We have the following:
\begin{align*}&\left(1\pm \sqrt{5}\right )^3=1\pm 3\sqrt{5}+3\cdot 5\pm \sqrt{5}^3 =1\pm 3\sqrt{5}+15\pm 5\sqrt{5} =16\pm 8\sqrt{5}=8\left (2\pm \sqrt{5}\right )\\ & \Rightarrow 2\pm \sqrt{5}=\frac{\left(1\pm \sqrt{5}\right )^3}{8} \\ & \Rightarrow \sqrt[3]{2\pm \sqrt{5}}=\sqrt[3]{\frac{\left(1\pm \sqrt{5}\right )^3}{8}} \\ & \Rightarrow \sqrt[3]{2\pm \sqrt{5}}=\frac{1\pm \sqrt{5}}{2}\end{align*}

Therefore we get $$\sqrt[3]{2+ \sqrt{5}}+\sqrt[3]{2- \sqrt{5}}=\frac{1+ \sqrt{5}}{2}+\frac{1- \sqrt{5}}{2}=1$$
 
RTCNTC said:
Let cbrt = cube root

Let sqrt = square root

Show that
cbrt{2 + sqrt{5}} + cbrt{2 - sqrt{5}} = 1 without using a calculator.

Can someone get me started?

Do I raise both sides to the third power as step 1?

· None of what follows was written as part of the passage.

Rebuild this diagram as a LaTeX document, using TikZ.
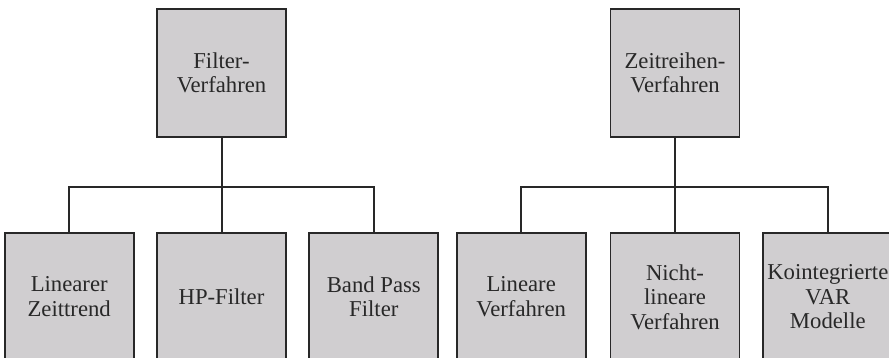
\documentclass[tikz,border=0pt]{standalone}
\usepackage{fontspec}
\setmainfont{Liberation Serif}
\usepackage{xcolor}
\usetikzlibrary{positioning}

\definecolor{boxfill}{RGB}{208,206,208}
\definecolor{boxline}{RGB}{40,40,40}

\begin{document}
\begin{tikzpicture}[
    x=0.5pt, y=-0.5pt,
    node distance=47pt and 10.75pt,
    method/.style={rectangle, draw=boxline, fill=boxfill, line width=0.9pt, minimum width=64.5pt, minimum height=64pt, inner sep=1pt, align=center, text=boxline, font=\fontsize{11.35}{12.25}\selectfont},
    conn/.style={draw=boxline, line width=1pt}
]
\useasboundingbox (0,0) rectangle (889,358);

% upper level
\node[method] (Filter) at (221.5,73) {Filter-\\Verfahren};
\node[method] (Zeit) at (675,73) {Zeitreihen-\\Verfahren};

% lower level
\node[method, below=of Filter, anchor=north] (HP) {HP-Filter};
\node[method, left=of HP] (LinZ) {Linearer\\Zeittrend};
\node[method, right=of HP] (Band) {Band Pass\\Filter};

\node[method, below=of Zeit, anchor=north] (NichtLin) {Nicht-\\lineare\\Verfahren};
\node[method, left=11.5pt of NichtLin] (LinV) {Lineare\\Verfahren};
\node[method, right=11pt of NichtLin] (Koint) {Kointegrierte\\VAR\\Modelle};

% connectors
\draw[conn] (Filter.south) -- ++(0,-24.5pt) -| (LinZ.north);
\draw[conn] (Filter.south) -- ++(0,-24.5pt) -| (Band.north);
\draw[conn] (Filter.south) -- (HP.north);
\draw[conn] (Zeit.south) -- ++(0,-24.5pt) -| (LinV.north);
\draw[conn] (Zeit.south) -- ++(0,-24.5pt) -| (Koint.north);
\draw[conn] (Zeit.south) -- (NichtLin.north);

\end{tikzpicture}
\end{document}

you need to prove $\sqrt[3]{2 + \sqrt{5}} + \sqrt[3]{2 - \sqrt{5}} = 1$

you can let $\sqrt[3]{2 + \sqrt{5}} + \sqrt[3]{2 - \sqrt{5}} = x$ and cube both sides and see hat you get after solving it
 
mathmari said:
It holds that $$(a\pm b)^3=a^3\pm 3a^2b+3ab^2\pm b^3$$

We have the following:
\begin{align*}&\left(1\pm \sqrt{5}\right )^3=1\pm 3\sqrt{5}+3\cdot 5\pm \sqrt{5}^3 =1\pm 3\sqrt{5}+15\pm 5\sqrt{5} =16\pm 8\sqrt{5}=8\left (2\pm \sqrt{5}\right )\\ & \Rightarrow 2\pm \sqrt{5}=\frac{\left(1\pm \sqrt{5}\right )^3}{8} \\ & \Rightarrow \sqrt[3]{2\pm \sqrt{5}}=\sqrt[3]{\frac{\left(1\pm \sqrt{5}\right )^3}{8}} \\ & \Rightarrow \sqrt[3]{2\pm \sqrt{5}}=\frac{1\pm \sqrt{5}}{2}\end{align*}

Therefore we get $$\sqrt[3]{2+ \sqrt{5}}+\sqrt[3]{2- \sqrt{5}}=\frac{1+ \sqrt{5}}{2}+\frac{1- \sqrt{5}}{2}=1$$

Nicely done! This is not your typical radical equation problem. I could have easily used the wolfram website but this is like cheating. I like to work it out by hand and then check my answer using wolfram or mathway.com.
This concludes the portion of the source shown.